Joesley – O Temer é o chefe da Orcrim da Câmara. Temer,
Eduardo, Geddel, Henrique, Padilha e Moreira. É o grupo deles. Quem não está
preso está hoje no Planalto. Essa turma é muita perigosa. Não pode brigar com
eles. Nunca tive coragem de brigar com eles. Por outro lado, se você baixar a
guarda, eles não têm limites. Então meu convívio com eles foi sempre mantendo à
meia distância: nem deixando eles aproximarem demais nem deixando eles longe
demais. Para não armar alguma coisa contra mim. A realidade é que esse grupo é
o de mais difícil convívio que já tive na minha vida. Daquele sujeito que nunca
tive coragem de romper, mas também morria de medo de me abraçar com ele.
ÉPOCA – No decorrer de 2016, o senhor, segundo admite e as
provas corroboram, estava pagando pelo silêncio de Eduardo Cunha e Lúcio
Funaro, ambos já presos na Lava Jato, com quem o senhor tivera acertos na Caixa
e na Câmara. O custo de manter esse silêncio ficou alto demais? Muito
arriscado?
Joesley – Virei refém de dois presidiários. Combinei quando
já estava claro que eles seriam presos, no ano passado. O Eduardo me pediu R$ 5
milhões. Disse que eu devia a ele. Não devia, mas como ia brigar com ele? Dez
dias depois ele foi preso. Eu tinha perguntado para ele: “Se você for preso,
quem é a pessoa que posso considerar seu mensageiro?”. Ele disse: “O Altair
procura vocês. Qualquer outra pessoa não atenda”. Passou um mês, veio o Altair. Meu Deus, como
vou dar esse dinheiro para o cara que está preso? Aí o Altair disse que a
família do Eduardo precisava e que ele estaria solto logo, logo. E que o
dinheiro duraria até março deste ano.

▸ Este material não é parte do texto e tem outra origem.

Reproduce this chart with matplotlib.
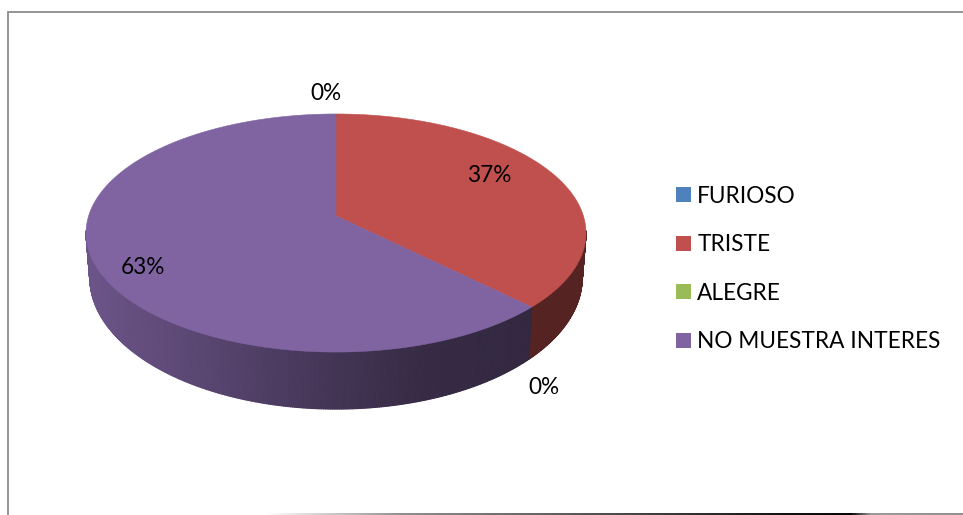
import numpy as np
import matplotlib
matplotlib.use('Agg')
import matplotlib.pyplot as plt
from matplotlib.collections import PolyCollection, LineCollection
from matplotlib.colors import to_rgb
from matplotlib.patches import Patch, Polygon

categories = ['FURIOSO', 'TRISTE', 'ALEGRE', 'NO MUESTRA INTERES']
values = [0, 37.4, 0, 62.6]
colors = ['#4F81BD', '#C0504D', '#9BBB59', '#8064A2']
label_pos = [(326, 94), (489, 176), (544, 388), (143, 268)]

plt.rcParams['font.family'] = ['Lato', 'DejaVu Sans']

W, H = 963, 515
APEX_X, APEX_Y = 336, 216


def rim(theta):
    """edge of the pie, a circle seen in perspective (pixels from apex)"""
    den = 1 + 0.1429 * np.cos(theta)
    return 247.4 * np.sin(theta) / den, -116.6 * np.cos(theta) / den


def rim_top(theta):
    # theta is clockwise from 12 o'clock
    x, y = rim(theta)
    return APEX_X + x, APEX_Y + y


def rim_bottom(theta):
    x, y = rim(theta)
    return APEX_X + 0.985 * x, APEX_Y + 1.106 * y + 42.6


def side_shade(x):
    # side gets darker going right
    return np.interp(x, [88, 200, 336, 430, 530, 590], [0.84, 0.70, 0.52, 0.42, 0.40, 0.40])


fig = plt.figure(figsize=(W / 100, H / 100), dpi=100)
ax = fig.add_axes([0, 0, 1, 1])
ax.set_xlim(0, W)
ax.set_ylim(H, 0)
ax.axis('off')

# frame
ax.plot([8, 8, W], [H, 12, 12], color='#8c8c8c', lw=1.3, solid_joinstyle='miter')
xs = np.linspace(265, W, 300)
grey = np.interp(xs, [265, 400, 560, 780, 850, 870, W], [1.0, 0.55, 0.35, 0.05, 0.0, 0.6, 0.55])
pts = np.column_stack([xs, np.full_like(xs, 514)])
segs = np.stack([pts[:-1], pts[1:]], axis=1)
ax.add_collection(LineCollection(segs, colors=[(g, g, g) for g in grey[:-1]], linewidths=1.4))

# slices
total = sum(values)
starts = np.cumsum([0] + values[:-1]) / total * 2 * np.pi
ends = np.cumsum(values) / total * 2 * np.pi

# side wall first, only the part that faces us
for start, end, col in zip(starts, ends, colors):
    if end <= start:
        continue
    th = np.linspace(start, end, 500)
    th = th[np.cos(th) < -0.12]
    if len(th) < 2:
        continue
    polys, cols = [], []
    base = np.array(to_rgb(col))
    boost = 1.1 if col == '#C0504D' else 1.0
    for a, b in zip(th[:-1], th[1:]):
        xa, ya = rim_top(a)
        xb, yb = rim_top(b)
        xc, yc = rim_bottom(b)
        xd, yd = rim_bottom(a)
        polys.append([(xa, ya), (xb, yb), (xc, yc), (xd, yd)])
        s = side_shade((xa + xb) / 2)
        cols.append(base * s * boost)
    ax.add_collection(PolyCollection(polys, facecolors=cols, edgecolors=cols, linewidths=0.8))

# top face
for start, end, col in zip(starts, ends, colors):
    if end <= start:
        continue
    th = np.linspace(start, end, 400)
    x, y = rim_top(th)
    ax.add_patch(Polygon(np.column_stack([np.r_[APEX_X, x], np.r_[APEX_Y, y]]),
                         closed=True, facecolor=col, edgecolor=col, lw=0.4))

# percent labels
for v, (lx, ly) in zip(values, label_pos):
    ax.text(lx, ly, '%d%%' % round(v / total * 100), fontsize=16.3, color='black',
            ha='center', va='center')

handles = [Patch(facecolor=c, edgecolor='none') for c in colors]
ax.legend(handles, categories, loc='center left', bbox_to_anchor=(676 / W, 1 - 269 / H),
          frameon=False, fontsize=16.3, labelspacing=1.22, handlelength=0.66,
          handleheight=0.66, handletextpad=0.28, borderpad=0, borderaxespad=0,
          labelcolor='black')

fig.savefig('out.png', dpi=100)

Fui pagando, em dinheiro vivo, ao longo
de 2016. E eu sabia que, quando ele não saísse da cadeia, ia mandar recados.
ÉPOCA – E o Lúcio Funaro?
Joesley – Foi parecido. Perguntei para ele quem seria o
mensageiro se ele fosse preso. Ele disse que seria um irmão dele, o Dante.
Depois virou a irmã. Fomos pagando mesada. O Eduardo sempre dizia: “Joesley,
estamos juntos, estamos juntos. Não te delato nunca. Eu confio em você. Sei que
nunca vai me deixar na mão, vai cuidar da minha família”. Lúcio era a mesma
coisa: “Confio em você, eu posso ir preso porque eu sei que você não vai deixar
minha família mal. Não te delato”.
ÉPOCA – E eles cumpriram o acerto, não?
Joesley – Sim. Sempre me mandando recados: “Você está
cumprindo tudo direitinho. Não vão te delatar. Podem delatar todo mundo menos
você”. Mas não era sustentável. Não tinha fim. E toda hora o mensageiro do
presidente me procurando para garantir que eu estava mantendo esse sistema.

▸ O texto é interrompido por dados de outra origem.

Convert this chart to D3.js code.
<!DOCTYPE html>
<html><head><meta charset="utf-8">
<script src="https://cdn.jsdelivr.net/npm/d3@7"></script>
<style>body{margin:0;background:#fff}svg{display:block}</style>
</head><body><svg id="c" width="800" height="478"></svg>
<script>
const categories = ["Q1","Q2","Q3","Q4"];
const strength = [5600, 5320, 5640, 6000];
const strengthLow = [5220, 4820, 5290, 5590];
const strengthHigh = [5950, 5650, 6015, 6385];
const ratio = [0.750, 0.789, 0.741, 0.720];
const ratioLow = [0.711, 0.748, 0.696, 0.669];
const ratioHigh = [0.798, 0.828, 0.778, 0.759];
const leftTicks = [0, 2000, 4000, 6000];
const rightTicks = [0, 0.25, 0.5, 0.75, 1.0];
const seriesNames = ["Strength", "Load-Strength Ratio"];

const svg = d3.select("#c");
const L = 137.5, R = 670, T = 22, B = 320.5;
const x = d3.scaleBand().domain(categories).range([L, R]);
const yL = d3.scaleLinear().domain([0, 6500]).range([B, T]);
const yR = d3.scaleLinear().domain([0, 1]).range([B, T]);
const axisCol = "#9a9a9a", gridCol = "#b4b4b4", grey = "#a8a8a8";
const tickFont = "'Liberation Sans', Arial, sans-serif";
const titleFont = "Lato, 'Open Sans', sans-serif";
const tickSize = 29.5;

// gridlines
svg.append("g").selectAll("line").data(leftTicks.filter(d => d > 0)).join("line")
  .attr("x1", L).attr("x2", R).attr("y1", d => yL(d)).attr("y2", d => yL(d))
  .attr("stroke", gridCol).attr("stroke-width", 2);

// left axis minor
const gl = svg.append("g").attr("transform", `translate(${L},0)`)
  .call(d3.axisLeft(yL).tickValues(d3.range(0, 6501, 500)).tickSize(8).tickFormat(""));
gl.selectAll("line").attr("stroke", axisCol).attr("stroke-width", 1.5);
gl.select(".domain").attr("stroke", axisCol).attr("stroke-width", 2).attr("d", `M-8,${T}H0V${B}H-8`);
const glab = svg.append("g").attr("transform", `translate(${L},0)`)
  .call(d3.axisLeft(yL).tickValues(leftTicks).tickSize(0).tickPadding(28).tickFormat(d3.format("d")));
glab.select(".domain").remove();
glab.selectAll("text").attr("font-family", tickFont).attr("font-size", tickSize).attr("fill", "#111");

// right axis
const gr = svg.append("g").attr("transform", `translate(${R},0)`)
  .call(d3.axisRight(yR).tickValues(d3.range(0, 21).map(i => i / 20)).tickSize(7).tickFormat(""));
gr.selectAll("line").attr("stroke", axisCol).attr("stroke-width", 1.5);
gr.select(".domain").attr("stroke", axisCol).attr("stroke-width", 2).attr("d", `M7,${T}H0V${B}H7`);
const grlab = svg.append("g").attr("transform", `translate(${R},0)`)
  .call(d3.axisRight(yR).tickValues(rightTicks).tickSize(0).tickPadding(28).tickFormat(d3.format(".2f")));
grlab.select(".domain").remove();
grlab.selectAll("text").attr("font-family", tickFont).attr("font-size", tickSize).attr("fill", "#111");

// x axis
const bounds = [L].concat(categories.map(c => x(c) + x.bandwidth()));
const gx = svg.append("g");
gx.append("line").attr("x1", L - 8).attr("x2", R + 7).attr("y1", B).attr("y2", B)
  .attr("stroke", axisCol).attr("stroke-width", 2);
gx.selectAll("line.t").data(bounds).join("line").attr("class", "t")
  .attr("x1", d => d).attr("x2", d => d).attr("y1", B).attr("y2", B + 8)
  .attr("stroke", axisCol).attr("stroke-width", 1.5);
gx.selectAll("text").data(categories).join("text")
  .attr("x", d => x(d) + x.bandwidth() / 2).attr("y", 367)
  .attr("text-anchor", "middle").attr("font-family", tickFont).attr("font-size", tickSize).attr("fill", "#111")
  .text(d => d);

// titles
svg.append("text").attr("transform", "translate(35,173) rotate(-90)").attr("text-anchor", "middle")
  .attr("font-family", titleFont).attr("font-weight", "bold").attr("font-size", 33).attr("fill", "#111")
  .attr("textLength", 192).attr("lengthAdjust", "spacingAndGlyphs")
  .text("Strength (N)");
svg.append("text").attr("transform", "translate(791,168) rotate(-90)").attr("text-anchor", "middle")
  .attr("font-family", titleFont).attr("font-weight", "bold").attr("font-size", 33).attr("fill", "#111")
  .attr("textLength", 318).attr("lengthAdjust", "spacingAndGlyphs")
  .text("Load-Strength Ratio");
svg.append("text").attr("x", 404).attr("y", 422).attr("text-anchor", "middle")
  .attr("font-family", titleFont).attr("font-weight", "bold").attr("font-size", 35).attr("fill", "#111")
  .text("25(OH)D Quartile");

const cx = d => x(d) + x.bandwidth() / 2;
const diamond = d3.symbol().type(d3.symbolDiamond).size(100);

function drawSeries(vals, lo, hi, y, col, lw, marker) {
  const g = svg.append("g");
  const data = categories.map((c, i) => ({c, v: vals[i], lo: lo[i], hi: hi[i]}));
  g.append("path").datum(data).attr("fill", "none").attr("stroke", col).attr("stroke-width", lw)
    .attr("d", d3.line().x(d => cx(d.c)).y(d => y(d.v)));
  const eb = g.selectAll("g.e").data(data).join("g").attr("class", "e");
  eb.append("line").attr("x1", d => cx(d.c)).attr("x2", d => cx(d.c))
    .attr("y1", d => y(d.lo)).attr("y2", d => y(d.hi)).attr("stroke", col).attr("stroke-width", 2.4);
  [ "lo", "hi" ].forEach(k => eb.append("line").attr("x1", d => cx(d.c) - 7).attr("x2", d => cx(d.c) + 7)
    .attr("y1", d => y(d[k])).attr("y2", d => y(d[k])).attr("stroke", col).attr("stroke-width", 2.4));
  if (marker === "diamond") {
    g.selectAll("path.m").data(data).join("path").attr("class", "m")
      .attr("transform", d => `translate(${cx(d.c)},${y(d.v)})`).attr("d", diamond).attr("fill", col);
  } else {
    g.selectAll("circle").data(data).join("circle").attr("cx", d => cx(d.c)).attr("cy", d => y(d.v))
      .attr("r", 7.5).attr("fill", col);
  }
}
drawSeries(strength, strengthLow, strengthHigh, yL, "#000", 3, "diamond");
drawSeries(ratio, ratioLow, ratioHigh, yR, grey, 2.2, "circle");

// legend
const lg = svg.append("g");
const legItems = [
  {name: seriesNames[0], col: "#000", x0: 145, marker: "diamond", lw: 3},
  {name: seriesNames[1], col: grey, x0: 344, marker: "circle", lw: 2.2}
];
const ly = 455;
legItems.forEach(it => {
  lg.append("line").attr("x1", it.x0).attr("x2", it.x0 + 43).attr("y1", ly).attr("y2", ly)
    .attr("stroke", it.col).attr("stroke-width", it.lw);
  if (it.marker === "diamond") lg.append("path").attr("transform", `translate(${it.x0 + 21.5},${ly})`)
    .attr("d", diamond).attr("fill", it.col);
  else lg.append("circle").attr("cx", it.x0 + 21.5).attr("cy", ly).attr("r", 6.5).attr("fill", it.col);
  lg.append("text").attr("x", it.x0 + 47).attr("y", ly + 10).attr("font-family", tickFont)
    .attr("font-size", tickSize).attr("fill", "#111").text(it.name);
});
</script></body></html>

ÉPOCA – Quem era o mensageiro?
Joesley – Geddel. De 15 em 15 dias era uma agonia terrível.
Sempre querendo saber se estava tudo certo, se ia ter delação, se eu estava
cuidando dos dois. O presidente estava preocupado. Quem estava incumbido de
manter Eduardo e Lúcio calmos era eu.
ÉPOCA – O ministro Geddel falava em nome do presidente
Temer?
Joesley – Sem dúvida. Depois que o Eduardo foi preso,
mantive a interlocução desses assuntos via Geddel. O presidente sabia de tudo.
Eu informava o presidente por meio do Geddel. E ele sabia que eu estava pagando
o Lúcio e o Eduardo. Quando o Geddel caiu, deixei de ter interlocução com o
Planalto por um tempo. Até por precaução.